Dans votre parcours, avez-vous été victime de racisme ? J’ai été victime de sexisme, j’ai été victime de cette condescendance à laquelle les femmes noires sont confrontées. Cela ne m’a pas empêchée d’avancer, et j’ai rapidement évolué vers des entreprises hors de France… J’ai fait ma carrière à l’international, dans des groupes de taille mondiale et donc extrêmement diversifiés, avec une culture de management différente. Je ne suis pas sûre que j’aurais progressé si rapidement sans effectuer cette carrière à l’étranger.
Comment contrer les stéréotypes raciaux encore très présents dans le monde de l’entreprise ?

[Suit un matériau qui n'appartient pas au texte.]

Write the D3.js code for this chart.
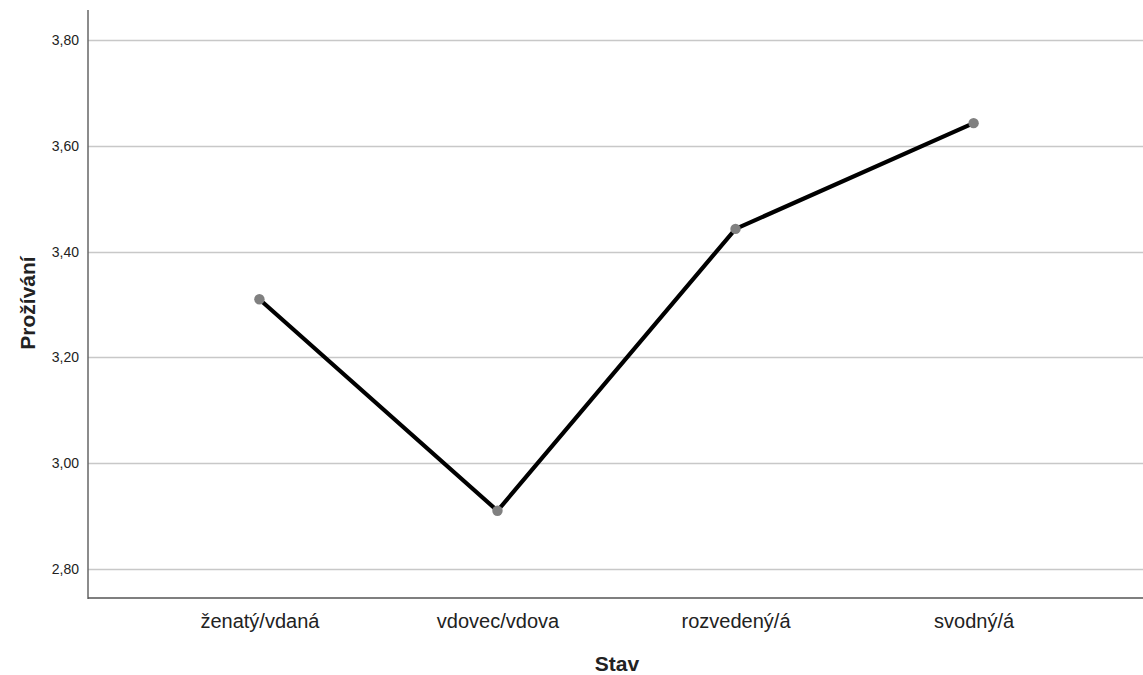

Par l’éducation, la sensibilisation et la formation. Et cela doit commencer dès le plus jeune âge. Mes parents m’ont élevée pour que je devienne une gentille mère et une bonne épouse, pas une chef d’entreprise ou une ministre. Sortir du schéma familial pour devenir ce que j’ai voulu être m’a demandé des efforts colossaux. Les rôles modèles sont essentiels. Angela Davis ou Gisèle Halimi m’ont montré un modèle différent, aujourd’hui Kamala Harris fait rêver des millions de filles et de femmes. Il faut trouver l’inspiration car vous ne pouvez devenir que ce que vous pouvez imaginer.

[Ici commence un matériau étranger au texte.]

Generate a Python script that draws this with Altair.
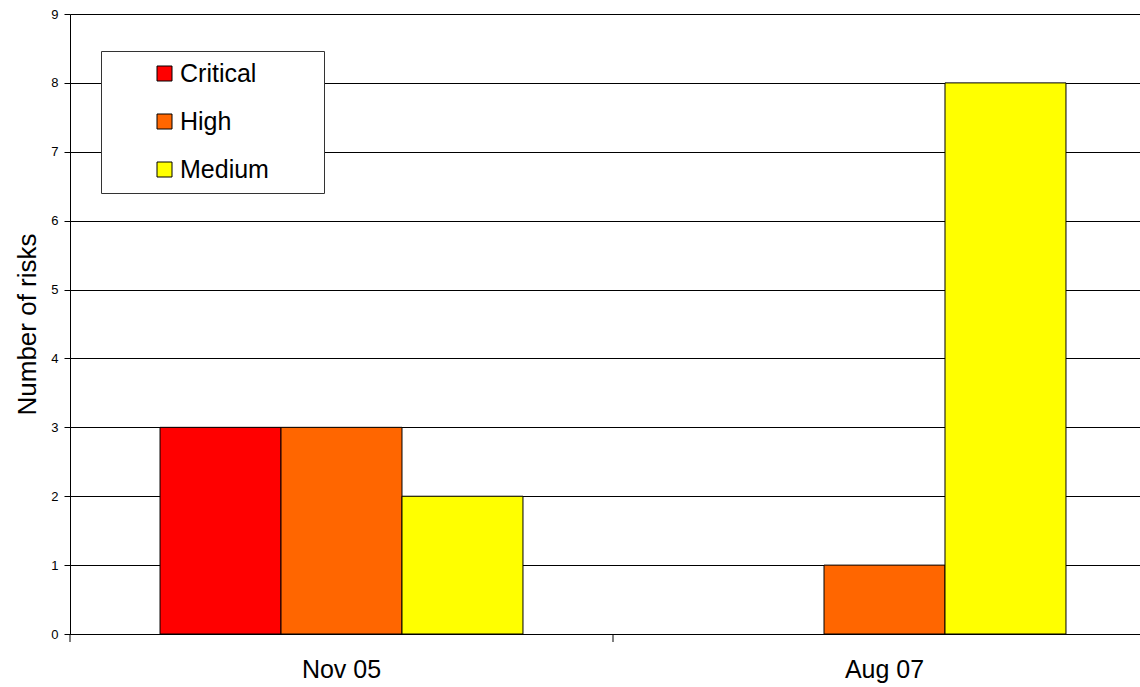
import altair as alt
import pandas as pd

categories = ["Nov 05", "Aug 07"]
levels = ["Critical", "High", "Medium"]
critical = [3, 0]
high = [3, 1]
medium = [2, 8]
colors = ["#FF0000", "#FF6600", "#FFFF00"]

rows = []
for i, p in enumerate(categories):
    for lvl, vals in zip(levels, [critical, high, medium]):
        rows.append({"period": p, "level": lvl, "count": vals[i]})
df = pd.DataFrame(rows)
ticks_df = pd.DataFrame({"period": categories})

FONT = "Liberation Sans"

xscale = alt.Scale(domain=categories, range=[0, 1086], paddingInner=0, paddingOuter=0)
xaxis = alt.Axis(title=None, ticks=False, labelFontSize=25, labelFont=FONT,
                 labelColor="black", labelPadding=23, labelAngle=0,
                 domainColor="black", grid=False)

bars = alt.Chart(df).mark_bar(stroke="black", strokeWidth=1).encode(
    x=alt.X("period:N", sort=categories, scale=xscale, axis=xaxis),
    xOffset=alt.XOffset("level:N", sort=levels,
                        scale=alt.Scale(domain=levels, paddingOuter=0.744, paddingInner=0)),
    y=alt.Y("count:Q", scale=alt.Scale(domain=[0, 9], nice=False),
            axis=alt.Axis(values=list(range(10)), title="Number of risks",
                          titleFontSize=26, titleFont=FONT, titleFontWeight="normal",
                          titleColor="black", titlePadding=10,
                          labelFontSize=13, labelFont=FONT, labelColor="black",
                          labelPadding=6, tickSize=6, tickColor="black",
                          labelFlush=False,
                          domainColor="black", gridColor="black", gridOpacity=1)),
    color=alt.Color("level:N", sort=levels,
                    scale=alt.Scale(domain=levels, range=colors),
                    legend=alt.Legend(orient="none", legendX=31, legendY=37,
                                      title="\u00a0", titleOrient="right", titlePadding=45,
                                      titleFontSize=20,
                                      fillColor="white", strokeColor="#333333",
                                      padding=10, symbolOffset=41,
                                      symbolType="square", symbolSize=225,
                                      symbolStrokeColor="black", symbolStrokeWidth=1,
                                      symbolOpacity=1,
                                      labelFontSize=25, labelFont=FONT, labelColor="black",
                                      labelOffset=3, rowPadding=22)),
).transform_filter("datum.count > 0")

tick_marks = alt.Chart(ticks_df).mark_rule(color="black", strokeWidth=1).encode(
    x=alt.X("period:N", sort=categories, bandPosition=0, scale=xscale, axis=xaxis),
    y=alt.value(620),
    y2=alt.value(628),
)

chart = alt.layer(bars, tick_marks).properties(
    width=1070, height=620,
    autosize=alt.AutoSizeParams(type="none"),
    padding={"left": 70, "top": 14, "right": 0, "bottom": 53},
).configure_view(strokeWidth=0).configure(background="white")

chart.save("out.html", embed_options={"renderer": "svg", "actions": False})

Comment agir sur les écarts de salaire entre les femmes noires et blanches ?
La discrimination doit être punie, comme le prévoit la loi. Il ne faut plus qu’il y ait d’impunité. C’est dans ce but que le gouvernement a lancé la plateforme de luttes contre les discriminations, joignable au 3928 ou via le site antidiscriminations.fr. L’égalité des droits, c’est avant tout l’égal accès aux opportunités. Vous considérez-vous comme un rôle modèle ?

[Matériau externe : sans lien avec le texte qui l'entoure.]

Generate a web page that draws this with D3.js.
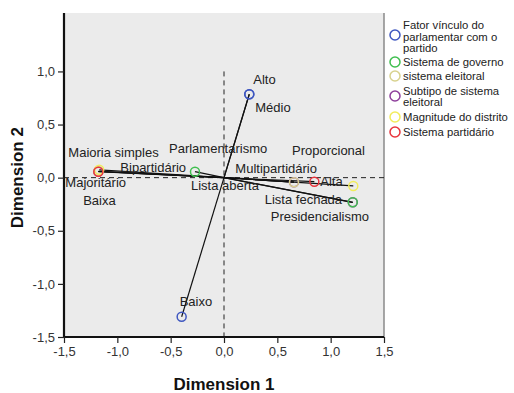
<!DOCTYPE html>
<html>
<head>
<meta charset="utf-8">
<script src="https://cdn.jsdelivr.net/npm/d3@7"></script>
<style>
  body { margin: 0; background: #fff; }
  svg text { font-family: "Liberation Sans", Arial, sans-serif; }
</style>
</head>
<body>
<div id="chart"></div>
<script>
// variables (legend order) and their colours
const groups = [
  "Fator vínculo do\nparlamentar com o\npartido",
  "Sistema de governo",
  "sistema eleitoral",
  "Subtipo de sistema\neleitoral",
  "Magnitude do distrito",
  "Sistema partidário"
];
const groupColors = ["#3f57c0", "#3fbf4f", "#d8d28e", "#8e3f9c", "#f2ec5c", "#e8343c"];

// category points
const categories = [
  "Alto", "Médio", "Baixo",
  "Parlamentarismo", "Presidencialismo",
  "Maioria simples", "Proporcional",
  "Majoritário", "Lista aberta", "Lista fechada",
  "Baixa", "Alta",
  "Bipartidário", "Multipartidário"
];
const categoryGroup = [0, 0, 0, 1, 1, 2, 2, 3, 3, 3, 4, 4, 5, 5];
const dim1 = [0.237, 0.237, -0.397, -0.272, 1.207, -1.178, 0.656, -1.178, 0.656, 1.207, -1.170, 1.212, -1.178, 0.847];
const dim2 = [0.785, 0.785, -1.309, 0.056, -0.232, 0.060, -0.043, 0.058, -0.043, -0.232, 0.074, -0.078, 0.056, -0.038];

const xTicks = [-1.5, -1.0, -0.5, 0.0, 0.5, 1.0, 1.5];
const yTicks = [-1.5, -1.0, -0.5, 0.0, 0.5, 1.0];

// label placement (pixel offsets from the point)
const labelOffset = {
  "Alto": [4, -10], "Médio": [6, 18], "Baixo": [-2, -11],
  "Parlamentarismo": [-26, -19], "Presidencialismo": [-82, 19],
  "Maioria simples": [-30, -14], "Proporcional": [-2, -27],
  "Majoritário": [-33, 16], "Lista aberta": [-103, 8], "Lista fechada": [-88, 2],
  "Baixa": [-16, 35], "Alta": [-33, 0],
  "Bipartidário": [22, 0], "Multipartidário": [-79, -9]
};
// purple drawn first so the coinciding points hide it, as in the original
const drawOrder = [3, 0, 1, 2, 4, 5];

const W = 514, H = 393;
const x = d3.scaleLinear().domain([-1.5, 1.5]).range([64, 384]);
const y = d3.scaleLinear().domain([-1.5, 1.55]).range([337, 13]);
const fmt = d => d3.format(".1f")(d).replace(".", ",").replace("−", "-");

const svg = d3.select("#chart").append("svg")
  .attr("width", W).attr("height", H);

// plot background
svg.append("rect")
  .attr("x", x(-1.5)).attr("y", y(1.55))
  .attr("width", x(1.5) - x(-1.5)).attr("height", y(-1.5) - y(1.55))
  .attr("fill", "#ebebeb");
svg.append("line")
  .attr("x1", x(1.5)).attr("x2", x(1.5)).attr("y1", y(1.55)).attr("y2", y(-1.5))
  .attr("stroke", "#8a8a8a").attr("stroke-width", 1.5);

// reference lines
svg.append("line")
  .attr("x1", x(-1.5)).attr("x2", x(1.5)).attr("y1", y(0)).attr("y2", y(0))
  .attr("stroke", "#222").attr("stroke-width", 1).attr("stroke-dasharray", "5,4");
svg.append("line")
  .attr("x1", x(0)).attr("x2", x(0)).attr("y1", y(1.0)).attr("y2", y(-1.5))
  .attr("stroke", "#222").attr("stroke-width", 1).attr("stroke-dasharray", "5,4");

// axes
const xAxis = svg.append("g").attr("transform", `translate(0,${y(-1.5)})`)
  .call(d3.axisBottom(x).tickValues(xTicks).tickFormat(fmt).tickSize(6).tickPadding(4));
const yAxis = svg.append("g").attr("transform", `translate(${x(-1.5)},0)`)
  .call(d3.axisLeft(y).tickValues(yTicks).tickFormat(fmt).tickSize(6).tickPadding(3));
[xAxis, yAxis].forEach(g => {
  g.select(".domain").attr("stroke", "#111").attr("stroke-width", 2.2);
  g.selectAll(".tick line").attr("stroke", "#222").attr("stroke-width", 1.2);
  g.selectAll(".tick text").attr("fill", "#333").style("font-size", "13px")
    .style("font-family", "'Liberation Sans', Arial, sans-serif");
});
yAxis.select(".domain").attr("d", `M0,${y(1.55)}V${y(-1.5)}`);
xAxis.select(".domain").attr("d", `M0,0H${x(1.5) - x(-1.5)}`).attr("transform", `translate(${x(-1.5)},0)`);

// axis titles
svg.append("text").attr("x", x(0)).attr("y", 390)
  .attr("text-anchor", "middle").style("font-size", "17px").style("font-weight", "bold")
  .attr("fill", "#111").text("Dimension 1");
svg.append("text").attr("transform", `translate(23,${y(0)}) rotate(-90)`)
  .attr("text-anchor", "middle").style("font-size", "17px").style("font-weight", "bold")
  .attr("fill", "#111").text("Dimension 2");

const pts = categories.map((c, i) => ({ name: c, g: categoryGroup[i], d1: dim1[i], d2: dim2[i] }));

// lines from the origin to each category point
svg.append("g").selectAll("line").data(pts).join("line")
  .attr("x1", x(0)).attr("y1", y(0))
  .attr("x2", d => x(d.d1)).attr("y2", d => y(d.d2))
  .attr("stroke", "#111").attr("stroke-width", 1.2);

// labels
svg.append("g").selectAll("text").data(pts).join("text")
  .attr("x", d => x(d.d1) + labelOffset[d.name][0])
  .attr("y", d => y(d.d2) + labelOffset[d.name][1])
  .style("font-size", "13px").attr("fill", "#222")
  .text(d => d.name);

// points
const ordered = drawOrder.flatMap(g => pts.filter(p => p.g === g));
svg.append("g").selectAll("circle").data(ordered).join("circle")
  .attr("cx", d => x(d.d1)).attr("cy", d => y(d.d2)).attr("r", 4.5)
  .attr("fill", "none").attr("stroke", d => groupColors[d.g]).attr("stroke-width", 1.5);

// legend
const legendCY = [35, 62, 76, 96, 117, 132];
const leg = svg.append("g");
groups.forEach((label, i) => {
  const lines = label.split("\n");
  leg.append("circle").attr("cx", 395).attr("cy", legendCY[i]).attr("r", 5)
    .attr("fill", "none").attr("stroke", groupColors[i]).attr("stroke-width", 1.5);
  const first = lines.length === 3 ? legendCY[i] - 6 : lines.length === 2 ? legendCY[i] - 1.5 : legendCY[i] + 4;
  const t = leg.append("text").style("font-size", "11.3px").attr("fill", "#222");
  lines.forEach((ln, k) => {
    t.append("tspan").attr("x", 403).attr("y", first + k * 11.5).text(ln);
  });
});
</script>
</body>
</html>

Mes parents sont analphabètes, j’ai vu les humiliations qu’ils ont subies, c’est ce qui m’a donné l’envie et la force de me battre pour réussir. Quand je suis devenue vice-présidence de Hewlett Packard Afrique, les femmes noires se sont identifiées à moi – une enfant d’immigrés qui est retournée sur le continent pour diriger une filiale d’une multinationale américaine –, et ça a fait rêver. Je veux continuer à donner de l’espoir. Mais aussi saluer des femmes comme Babette de Rozières, Maïmouna Doucouré ou Hapsatou Sy, qui, chacune dans leurs domaines, sont inspirantes.